* **Excerpted data**
——

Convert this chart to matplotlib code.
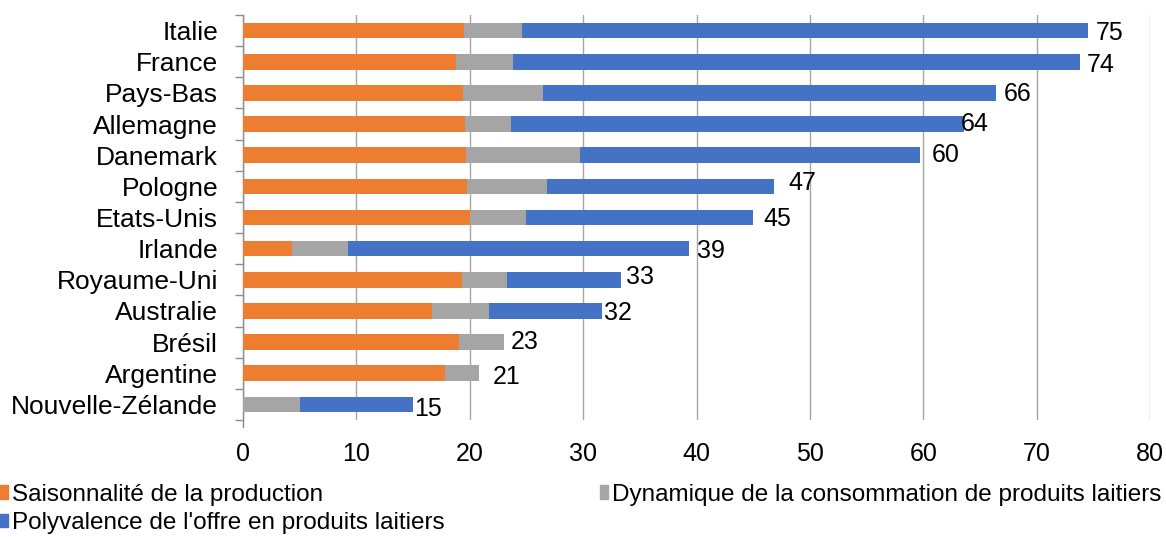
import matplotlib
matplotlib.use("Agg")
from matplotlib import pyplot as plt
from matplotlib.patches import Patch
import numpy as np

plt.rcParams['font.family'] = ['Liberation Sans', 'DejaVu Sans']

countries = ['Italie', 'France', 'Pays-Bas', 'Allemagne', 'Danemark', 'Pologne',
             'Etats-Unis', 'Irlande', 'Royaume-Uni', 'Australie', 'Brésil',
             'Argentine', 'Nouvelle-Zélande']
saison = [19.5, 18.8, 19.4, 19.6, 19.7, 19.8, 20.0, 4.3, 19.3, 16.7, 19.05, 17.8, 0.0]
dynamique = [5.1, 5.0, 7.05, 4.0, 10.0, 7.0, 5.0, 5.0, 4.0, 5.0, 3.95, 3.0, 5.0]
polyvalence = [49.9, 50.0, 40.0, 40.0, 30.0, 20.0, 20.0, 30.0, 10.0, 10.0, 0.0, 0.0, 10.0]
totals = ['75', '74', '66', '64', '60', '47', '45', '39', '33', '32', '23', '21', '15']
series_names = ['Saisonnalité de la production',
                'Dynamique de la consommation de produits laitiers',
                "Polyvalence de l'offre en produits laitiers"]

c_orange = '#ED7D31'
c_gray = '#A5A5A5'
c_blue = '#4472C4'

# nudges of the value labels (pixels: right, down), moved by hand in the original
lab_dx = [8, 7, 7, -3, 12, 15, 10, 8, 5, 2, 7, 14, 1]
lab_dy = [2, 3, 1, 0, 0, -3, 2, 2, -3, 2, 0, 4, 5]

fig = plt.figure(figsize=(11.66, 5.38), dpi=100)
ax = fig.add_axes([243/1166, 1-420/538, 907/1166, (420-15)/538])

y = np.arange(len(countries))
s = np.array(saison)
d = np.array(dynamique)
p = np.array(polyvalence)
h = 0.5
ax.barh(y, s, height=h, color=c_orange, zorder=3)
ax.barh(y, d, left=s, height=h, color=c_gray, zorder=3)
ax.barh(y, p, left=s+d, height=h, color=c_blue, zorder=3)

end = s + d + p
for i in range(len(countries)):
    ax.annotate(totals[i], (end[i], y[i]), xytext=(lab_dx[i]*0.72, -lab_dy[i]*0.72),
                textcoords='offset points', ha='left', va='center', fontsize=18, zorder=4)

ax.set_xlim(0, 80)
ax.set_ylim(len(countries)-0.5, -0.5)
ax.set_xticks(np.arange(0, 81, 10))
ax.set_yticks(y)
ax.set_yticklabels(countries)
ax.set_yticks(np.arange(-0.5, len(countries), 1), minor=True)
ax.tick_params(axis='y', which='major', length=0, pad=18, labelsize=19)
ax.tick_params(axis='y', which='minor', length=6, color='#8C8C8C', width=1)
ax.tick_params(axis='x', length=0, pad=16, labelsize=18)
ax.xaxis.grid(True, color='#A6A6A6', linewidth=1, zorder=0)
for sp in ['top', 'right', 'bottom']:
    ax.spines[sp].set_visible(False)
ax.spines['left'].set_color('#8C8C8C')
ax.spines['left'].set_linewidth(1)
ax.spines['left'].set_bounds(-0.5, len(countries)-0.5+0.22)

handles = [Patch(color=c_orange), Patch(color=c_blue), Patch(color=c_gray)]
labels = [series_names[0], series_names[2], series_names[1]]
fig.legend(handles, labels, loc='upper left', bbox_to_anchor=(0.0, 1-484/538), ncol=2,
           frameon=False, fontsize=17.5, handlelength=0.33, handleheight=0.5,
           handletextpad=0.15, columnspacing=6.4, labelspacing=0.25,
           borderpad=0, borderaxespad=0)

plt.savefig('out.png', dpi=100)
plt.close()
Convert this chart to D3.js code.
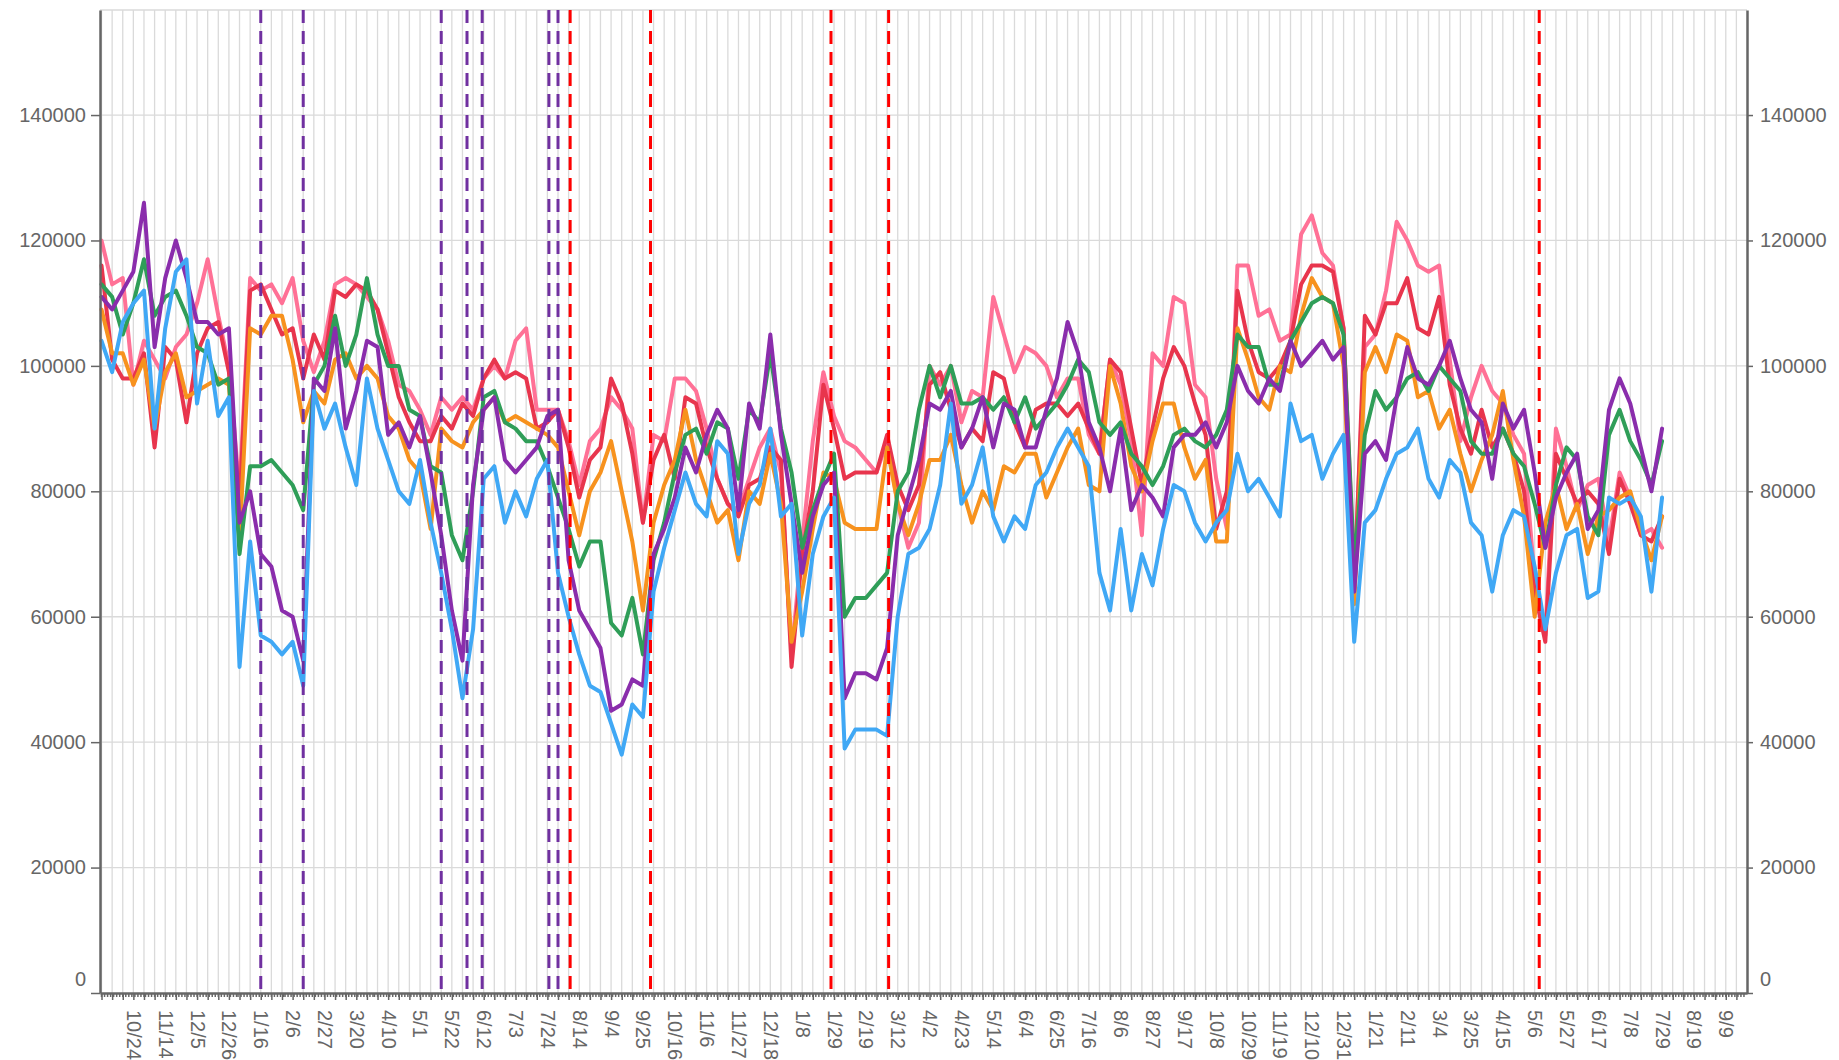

——

Filter out every line that lacks the word "chart", and copy the rest.

Convert this chart to matplotlib code.
Convert this chart to D3.js code.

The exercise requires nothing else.